Almanya'da Ayrımcılık Sorunu
Almanya'da yapılan kapsamlı bir araştırma, ülke genelinde Müslüman kadınlar ve siyahilerin ayrımcılığa uğradığını gözler önüne serdi. Alman Entegrasyon ve Göç Araştırmaları Merkezine (Dezim) bağlı Ulusal Ayrımcılık ve Irkçılık İzleme Örgütünün yayımladığı izleme raporunda, ayrımcılığın günlük yaşamın bir parçası haline geldiği ve Alman toplumunda ırkçı tutumların yaygınlaştığı belirtiliyor.
Ayrımcılık Oranı Yüksek
“Gizli Desenler, Görünür Sonuçlar: Almanya'da Irkçılık ve Ayrımcılık” temalı rapora göre, 2024 yılında araştırmaya katılanların yüzde 54'ü en az bir kere ayrımcılığa uğradığını ifade etti. Özellikle Müslüman kadınların yüzde 61'i, siyahi kadınların yüzde 63'ü ve siyahi erkeklerin yüzde 62'si gizli ayrımcılık türlerine maruz kaldıklarını belirtti. Rapor ayrıca, siyahi erkeklerin yüzde 42'sinin ve Müslüman kadınların yüzde 38'inin kamusal alanlarda ayrımcılığa uğradığını ortaya koydu.
Psişik Etkiler ve Toplumsal Güven
Sıklıkla ayrımcılığa maruz kalan bireylerin, psikolojik stres, depresyon ve anksiyete bozukluğu gibi belirtiler gösterme olasılığının daha yüksek olduğu vurgulanıyor. Bu tür durumlar, devlet kurumlarına karşı güvenin azalmasına yol açmakta.
Toplumsal Algı ve Kamuoyu
Ankete katılanların yüzde 22'si, etnik ve dini azınlıkların son yıllarda hak ettiklerinden daha fazla ekonomik yarar sağladığını düşünürken; yüzde 23'ü bu grupların eşit haklar konusundaki taleplerinin aşırı olduğu görüşünde.
İslam Toplumu Milli Görüş'ün Tepkisi
İslam Toplumu Milli Görüş (IGMG) Genel Sekreteri Ali Mete, yapılan araştırmanın sonuçlarını değerlendirerek Almanya'daki Müslümanlara yönelik ayrımcılığın tehlikeli bir durum olduğunu ifade etti. Mete, “Müslüman karşıtı ırkçılık alelade bir mesele değil. Devlet harekete geçmeli, ırkçı eylemlerin cezalandırılması yoluyla daha iyi bir koruma sağlanmalıdır.” dedi.
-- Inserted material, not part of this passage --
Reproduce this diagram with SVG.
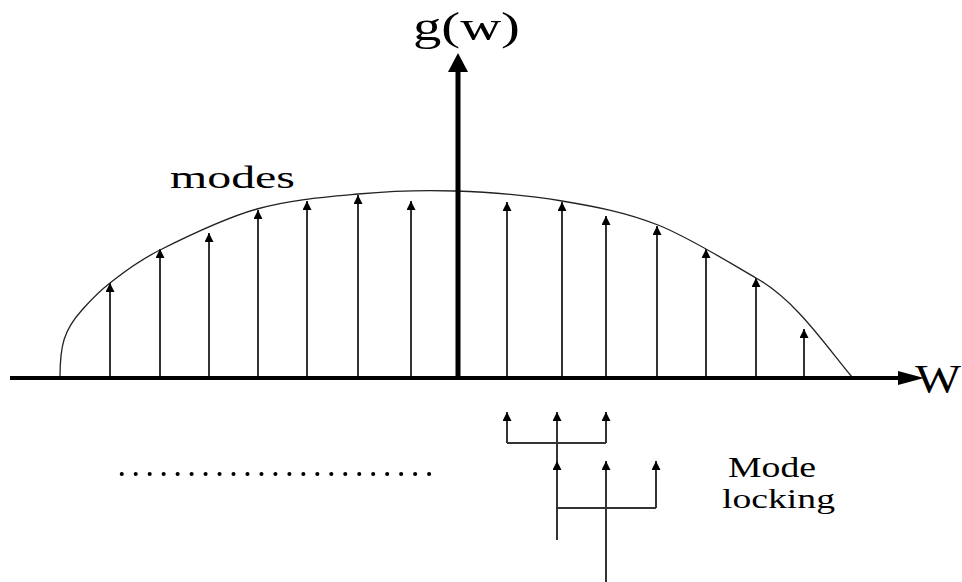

Ayrıca, Mete, devlet kurumları ve emniyet personeli arasında derin bir duyarlılık oluşturulmasının ve ayrımcılık mağdurlarının yaşadıklarının ciddiye alınmasının önemine dikkat çekerek, “Bu mesele yalnızca mağdurları değil, toplumsal bir sorundur” diye ekledi. Almanya'nın bu sorunu kabul ederek kararlı adımlar atması gerektiği vurgulandı.